JH: Penso que a minha principal vitória (e orgulho) como escritora, até agora, foi ser capaz de dizer tudo aquilo que quis e precisei de dizer, sem permitir que os diferentes tipos de agressores da minha cultura me intimidem. Treinei-me para libertar o meu amor próprio dos julgamentos da sociedade, e isso é um enorme avanço em direção à emancipação real. Foi preciso muito tempo e conhecimento para isso, porque vai sempre existir uma pequena criança dentro de nós que precisa de ser elogiada e amada pelos outros. Quanto às minhas derrotas, e todos os erros que cometi até agora, não quero realmente considerá-los como tal: são lições preciosas que me tornaram uma pessoa melhor e, como tal, são também vitórias, orgulho-me delas.

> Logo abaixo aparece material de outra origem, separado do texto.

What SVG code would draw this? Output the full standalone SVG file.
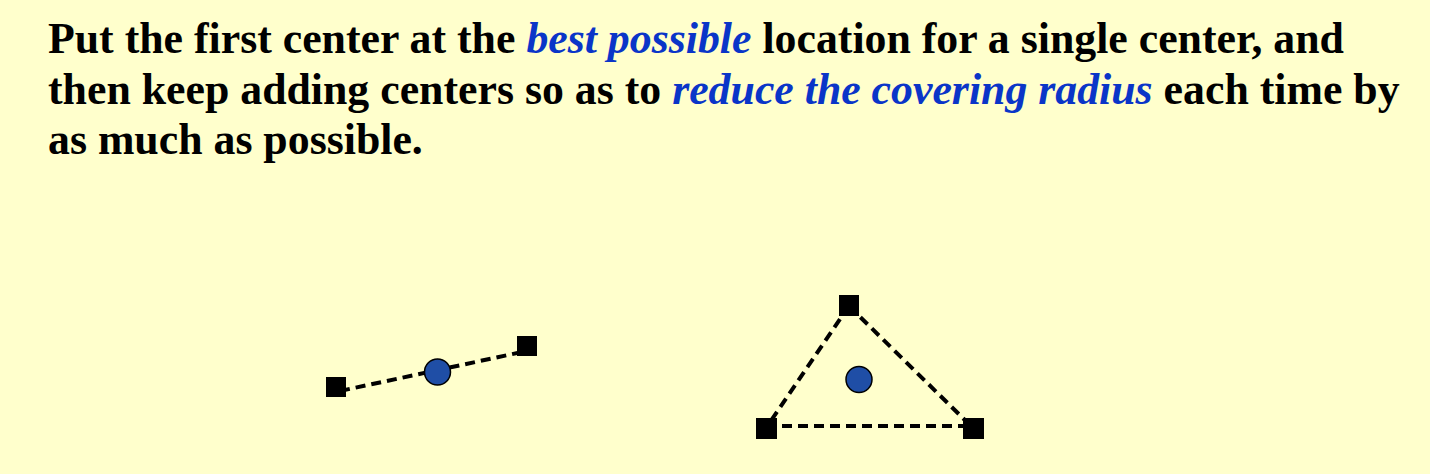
<svg xmlns="http://www.w3.org/2000/svg" width="1430" height="474" viewBox="0 0 1430 474">
<style>
.t{font-family:"Liberation Serif","Times New Roman",serif;font-weight:bold;font-size:43.8px;fill:#000}
.em{font-style:italic;fill:#0a35c8}
.dash{stroke:#000;stroke-width:4;stroke-dasharray:10 6;fill:none}
.pt{fill:#000}
.ctr{fill:#1f4ea6;stroke:#000;stroke-width:1.5}
</style>
<rect width="1430" height="474" fill="#ffffcc"/>
<g id="text">
<text class="t" x="48" y="53" xml:space="preserve">Put the first center at the <tspan class="em">best possible</tspan> location for a single center, and</text>
<text class="t" x="48" y="104" xml:space="preserve">then keep adding centers so as to <tspan class="em">reduce the covering radius</tspan> each time by</text>
<text class="t" x="48" y="154" xml:space="preserve">as much as possible.</text>
</g>
<g id="connectors">
<line class="dash" x1="340" y1="391" x2="522" y2="352"/>
<line class="dash" x1="849" y1="306" x2="766" y2="428"/>
<line class="dash" x1="849" y1="306" x2="973" y2="428"/>
<line class="dash" x1="766" y1="426" x2="973" y2="426"/>
</g>
<g id="node-a1"><rect class="pt" x="326" y="377" width="20" height="20"/></g>
<g id="node-a2"><rect class="pt" x="517" y="336" width="20" height="20"/></g>
<g id="center-a"><circle class="ctr" cx="437.5" cy="372" r="13"/></g>
<g id="node-b1"><rect class="pt" x="839" y="295" width="20" height="21"/></g>
<g id="node-b2"><rect class="pt" x="756" y="418" width="21" height="21"/></g>
<g id="node-b3"><rect class="pt" x="963" y="418" width="21" height="21"/></g>
<g id="center-b"><circle class="ctr" cx="859" cy="379.5" r="13"/></g>
</svg>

JL: O que está a escrever agora?
JH: Terminei um romance inspirado na minha avó materna, que era natural da Arménia e sofreu os horrores do Genocídio Arménio quando tinha apenas três anos. Ela suicidou-se quando eu tinha sete, e sempre desejei torná-la uma personagem ficcional, como forma de prestar homenagem à sua vida e lutas. O romance aborda a história de quatro mulheres, de quatro gerações consecutivas, que testemunharam quatro guerras ferozes no Médio Oriente, ao longo de um século inteiro: O Genocídio Arménio (1915), a Guerra Israelo-Palestiniana (1948), a Guerra Civil Libanesa (1975) e a Guerra na Síria (2012).